Mr. Cohen spent the rest of his career teaching at the University of Virginia, his law school alma mater, and serving of counsel to the law firm of Covington & Burling in Washington.
He also wrote a memoir, “A Lawyer’s Life: Deep in the Heart of Taxes” (1994), and verse about tax conundrums that he often used when lecturing.
Of the tax-law quirk known as the “marriage penalty,” which makes married couples owe more than singles, Mr. Cohen once wrote:
“When a boy meets a girl and they determine to wed,
They are not likely to think of the taxes ahead.

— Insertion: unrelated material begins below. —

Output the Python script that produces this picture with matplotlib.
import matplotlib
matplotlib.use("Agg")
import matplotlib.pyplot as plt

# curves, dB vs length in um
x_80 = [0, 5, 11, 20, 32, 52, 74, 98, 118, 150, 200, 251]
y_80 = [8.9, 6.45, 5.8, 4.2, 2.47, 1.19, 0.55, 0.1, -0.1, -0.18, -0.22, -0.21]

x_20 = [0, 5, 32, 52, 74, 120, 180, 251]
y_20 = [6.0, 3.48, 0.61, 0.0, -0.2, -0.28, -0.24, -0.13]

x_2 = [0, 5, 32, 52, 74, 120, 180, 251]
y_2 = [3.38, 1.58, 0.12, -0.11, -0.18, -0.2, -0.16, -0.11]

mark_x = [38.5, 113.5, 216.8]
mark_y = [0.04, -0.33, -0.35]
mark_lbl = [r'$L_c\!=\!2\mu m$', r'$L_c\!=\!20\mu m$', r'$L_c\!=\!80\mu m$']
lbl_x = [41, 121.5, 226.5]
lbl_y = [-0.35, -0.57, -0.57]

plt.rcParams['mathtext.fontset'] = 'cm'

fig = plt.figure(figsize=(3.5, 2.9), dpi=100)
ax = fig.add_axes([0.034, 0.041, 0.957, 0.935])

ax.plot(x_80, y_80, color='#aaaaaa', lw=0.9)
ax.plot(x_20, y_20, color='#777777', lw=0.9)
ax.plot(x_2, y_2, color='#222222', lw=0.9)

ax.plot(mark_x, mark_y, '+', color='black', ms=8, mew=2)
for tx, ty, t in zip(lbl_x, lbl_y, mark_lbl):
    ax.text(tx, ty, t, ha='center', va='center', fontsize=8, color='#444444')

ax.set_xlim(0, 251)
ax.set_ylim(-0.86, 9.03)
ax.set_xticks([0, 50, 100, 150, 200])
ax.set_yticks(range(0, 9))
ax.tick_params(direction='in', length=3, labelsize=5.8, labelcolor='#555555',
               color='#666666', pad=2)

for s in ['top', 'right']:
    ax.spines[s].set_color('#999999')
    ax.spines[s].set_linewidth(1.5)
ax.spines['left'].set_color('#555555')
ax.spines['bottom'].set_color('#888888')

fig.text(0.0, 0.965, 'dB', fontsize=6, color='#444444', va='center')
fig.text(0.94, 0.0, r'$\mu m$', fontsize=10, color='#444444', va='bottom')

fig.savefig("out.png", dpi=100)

If one earns the wages and other’s keeping house,
On the 15th of April each is happy as a spouse.
But if both are earners and their income’s the same,
They’ll find it’s been costly to share the same name.”
Edwin Samuel Cohen was born Sept. 27, 1914, in Richmond, where his father ran the Cohen Bros. department store.
He was a 1933 Phi Beta Kappa graduate of the University of Richmond. After completing law school in 1936, he went to work for Sullivan & Cromwell, a prestigious New York law firm.
There, he helped craft the Investment Company Act of 1940, which regulates the mutual fund industry. Years later, he was external tax counsel to the Investment Company Institute, the national organization of mutual fund companies.
At Sullivan & Cromwell, he also worked for partner Norris Darrell, who served as president of the American Law Institute and headed a project that led to the creation of the Internal Revenue Code of 1954.
After starting his own New York firm in 1949, Mr. Cohen advised the House Ways and Means Committee on the tax code reform. U-Va. recruited him in 1965 from his firm — then known as Root, Barrett, Cohen, Knapp and Smith — to teach taxation law.
Mr. Cohen was amply involved in several federal and state tax advisory bodies and commissions. He was a recipient of the Alexander Hamilton Award, the Treasury Department’s highest honor, and the American Bar Association’s distinguished service award.
Once a member of the University of Richmond tennis team, he continued to play tennis until last year.
His first wife, Carlyn Ladenberg Cohen, whom he married in 1936, died in 1942.
Survivors include his wife of 61 years, Helen Herz Cohen of Charlottesville; a son from his first marriage, Edwin C. Cohen of New York; two children from his second marriage, Roger Cohen of Denmark, Maine, and Wendy S. Cohen of Charlottesville; and two grandsons.